When the market opened in June, the support from the community was amazing. Many customers visited my booth and thanked me for being there and I know other vendors received the same sentiments. Only a handful of people objected to the mask requirement or the one-way flow of traffic through the market space. A few of my regular customers did not come to the market for health reasons, but overall, it felt like a "normal" market season. Just with masks. And no hugging. However, I'm convinced people enjoyed the market more, appreciated being out and seeing friends. I certainly did. I believe many of the vendors also felt we were stepping outside ourselves to help our community in this small way.

The rest of the season flew by in a blur, as it usually does. We brought back laying hens to the farm with the purchase of 17-week-old pullets in May that were laying by June. We raised two batches of meat chickens and a small flock of turkeys as well. Lots of poultry in various pastures on the farm made for a very busy summer. Though Scott and I had processed a few chickens and turkeys in the past, this was the first year we processed all of the meat birds ourselves, with some additional labor supplied by a few friends. As head of the "evisceration team", I made it through both batches of meat chickens and 10 of the 11 turkeys before I cut a finger with my knife. A darn good record for our first year of processing! The market garden was very productive and we sold more produce than ever at the market, at the Country Store and in our farm share program. Even with the drought this summer, my irrigation system was able to keep plants growing. We are thankful for our deep well! My husband's bees survived the drought but it was a difficult year for them. We took less honey than we hoped to harvest in order to give them more to get through this winter. We did lose one hive but, considering we started in spring with 2 hives, expanded to 6 and were left with 5 strong hives by fall, we're pleased with how they did.

There were many things about this past year that were surprising. I was particularly amazed by the response of farms in communities all around, changing how they operated, coming together to make sure good food was available for people who needed it. I was surprised by the colossal failure of our country's food system to respond to the pandemic as it unfolded. It became abundantly clear that our highly efficient, just-in-time delivery, cost reductionist, consolidated, monopolized food system had zero room to handle upsets. The small, local farmers were able to pivot quickly to meet the needs of their customers while supermarket shelves were bare and people were panicking over shortages. Our culture of cheap food left us vulnerable to supply disruptions while farmers were forced to throw away good food because they couldn't sell or process it. For every consumer, this should have been appalling and a wake up call. There needs to be strong action now to change food accessibility everywhere, starting with breaking up the meat processing monopolies and expanding the number of small and medium local processing facilities throughout the country.

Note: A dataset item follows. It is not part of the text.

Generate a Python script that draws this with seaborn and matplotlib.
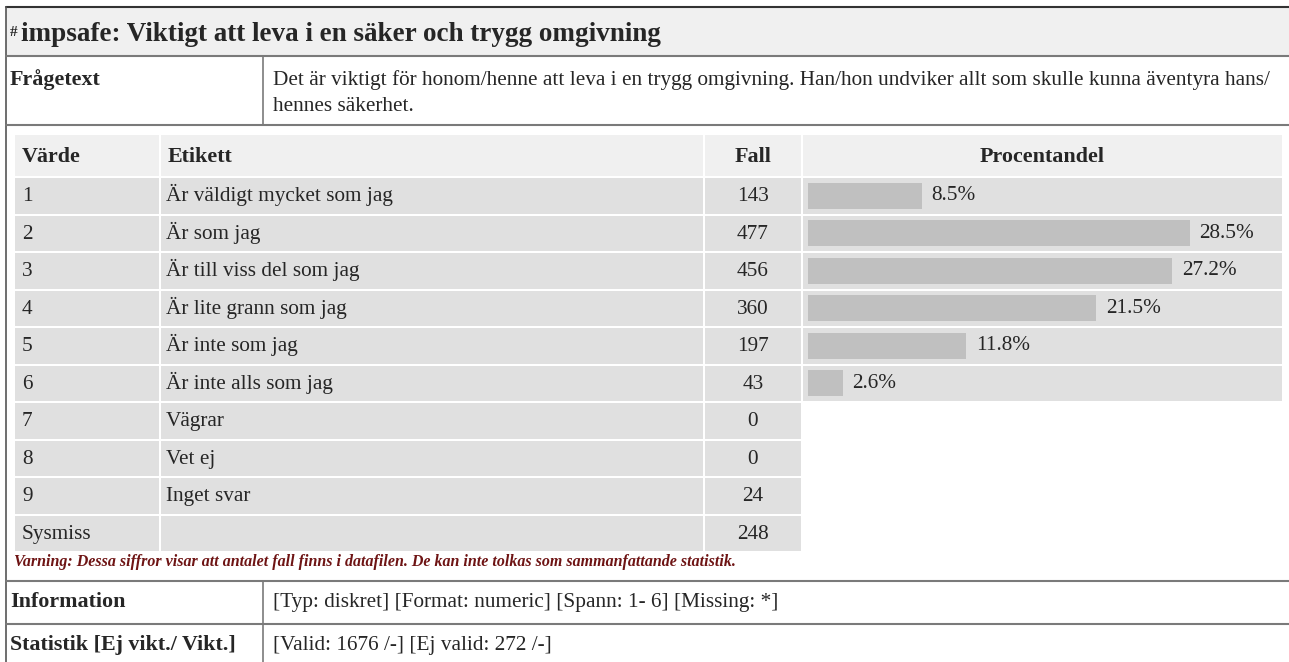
import matplotlib
matplotlib.use("Agg")
import matplotlib.pyplot as plt
from matplotlib.patches import Rectangle
import pandas as pd
import seaborn as sns

# data
values = ["1", "2", "3", "4", "5", "6", "7", "8", "9", "Sysmiss"]
labels = ["Är väldigt mycket som jag", "Är som jag", "Är till viss del som jag",
          "Är lite grann som jag", "Är inte som jag", "Är inte alls som jag",
          "Vägrar", "Vet ej", "Inget svar", ""]
counts = [143, 477, 456, 360, 197, 43, 0, 0, 24, 248]
pct_cats = ["1", "2", "3", "4", "5", "6"]
pct_vals = [8.5, 28.5, 27.2, 21.5, 11.8, 2.6]

title = "impsafe: Viktigt att leva i en säker och trygg omgivning"
question = ["Det är viktigt för honom/henne att leva i en trygg omgivning. Han/hon undviker allt som skulle kunna äventyra hans/",
            "hennes säkerhet."]
warning = "Varning: Dessa siffror visar att antalet fall finns i datafilen. De kan inte tolkas som sammanfattande statistik."
info = "[Typ: diskret] [Format: numeric] [Spann: 1- 6] [Missing: *]"
stats = "[Valid: 1676 /-] [Ej valid: 272 /-]"

sns.set_theme(style="white")
plt.rcParams["font.family"] = ["Liberation Serif", "DejaVu Serif"]

W, H = 1289, 662
fig = plt.figure(figsize=(W / 100, H / 100), dpi=100)
ax = fig.add_axes([0, 0, 1, 1])
ax.set_xlim(0, W)
ax.set_ylim(H, 0)
ax.axis("off")

line_c = "#7a7a7a"
hdr_bg = "#f0f0f0"
row_bg = "#e0e0e0"
fs = 15.3
fsb = 15.8
base = dict(va="baseline")

# outer frame, title band
ax.add_patch(Rectangle((6, 7), W, 49, facecolor=hdr_bg, edgecolor="none"))
ax.plot([6, W], [7, 7], color="#333333", lw=1.5)
ax.plot([6, 6], [7, H], color="#555555", lw=1.2)
for y in [56, 125, 581, 624]:
    ax.plot([6, W], [y, y], color=line_c, lw=1.5)
ax.plot([263, 263], [56, 125], color=line_c, lw=1.2)
ax.plot([263, 263], [581, H], color=line_c, lw=1.2)

ax.text(10, 36, "#", fontsize=11, fontweight="bold", **base)
ax.text(21, 41, title, fontsize=19.5, fontweight="bold", **base)

ax.text(10, 85, "Frågetext", fontsize=fsb, fontweight="bold", **base)
ax.text(273, 85, question[0], fontsize=fs, **base)
ax.text(273, 111, question[1], fontsize=fs, **base)

# frequency table
cols = [(15, 159), (161, 703), (705, 801), (803, 1282)]
head = ["Värde", "Etikett", "Fall", "Procentandel"]
ht, hh = 135, 41
for (x0, x1), name in zip(cols, head):
    ax.add_patch(Rectangle((x0, ht), x1 - x0, hh, facecolor=hdr_bg, edgecolor="none"))
hb = ht + hh / 2 + 6
for i, name in enumerate(head[:2]):
    ax.text(cols[i][0] + 7, hb, name, fontsize=fsb, fontweight="bold", **base)
for i, name in enumerate(head[2:], start=2):
    ax.text((cols[i][0] + cols[i][1]) / 2, hb, name, fontsize=fsb,
            fontweight="bold", ha="center", **base)

r0, pitch, rh = 178, 37.5, 35.5
for k, (v, lab, n) in enumerate(zip(values, labels, counts)):
    top = r0 + k * pitch
    ncols = 4 if k < len(pct_vals) else 3
    for x0, x1 in cols[:ncols]:
        ax.add_patch(Rectangle((x0, top), x1 - x0, rh, facecolor=row_bg, edgecolor="none"))
    by = top + rh / 2 + 5.5
    ax.text(cols[0][0] + 7, by, v, fontsize=fs, **base)
    ax.text(cols[1][0] + 5, by, lab, fontsize=fs, **base)
    ax.text((cols[2][0] + cols[2][1]) / 2, by, str(n), fontsize=fs, ha="center", **base)

ax.text(14, 566, warning, fontsize=11.5, fontweight="bold", fontstyle="italic",
        color="#6e1414", **base)

ax.text(10, 607, "Information", fontsize=fsb, fontweight="bold", **base)
ax.text(273, 607, info, fontsize=fs, **base)
ax.text(10, 650, "Statistik [Ej vikt./ Vikt.]", fontsize=fsb, fontweight="bold", **base)
ax.text(273, 650, stats, fontsize=fs, **base)

# bars in the Procentandel column
bx0, bx1 = 808, 1282
by0 = r0 - 1
by1 = r0 + len(pct_vals) * pitch - 1
bax = fig.add_axes([bx0 / W, 1 - by1 / H, (bx1 - bx0) / W, (by1 - by0) / H])
bax.patch.set_alpha(0)
df = pd.DataFrame({"cat": pct_cats, "pct": pct_vals})
sns.barplot(data=df, x="pct", y="cat", orient="h", color="#c0c0c0",
            saturation=1, width=0.7, linewidth=0, edgecolor="none", ax=bax)
bax.set_xlim(0, (bx1 - bx0) / 13.4)
bax.set_ylim(len(pct_vals) - 0.5, -0.5)
bax.bar_label(bax.containers[0], labels=[f"{v}%" for v in pct_vals],
              padding=7, fontsize=fs, family=["Liberation Serif"])
bax.axis("off")

fig.savefig("out.png", dpi=100)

For me, the main takeaway from this past year, once I filtered out all the negativity thrown at us on a daily basis, was that the pandemic brought out the best in a lot of people. It seemed to stop people in their tracks, make them look around, and focus on what was important. Community, helping our neighbors, kindness. Just within my tiny town of Canterbury, I saw a tremendous upswell of people helping each other, checking on their neighbors, offering their time, labor, whatever they could. I'm hopeful that enough of this goodness remains after this crisis is over to perhaps reset our focus on what's really important. For now, my attention turns to the seed catalogues and 2021 garden plan, inventorying my seed starting supplies, taking hikes with my dog and working on my aching back. Moving forward to brighter days ahead.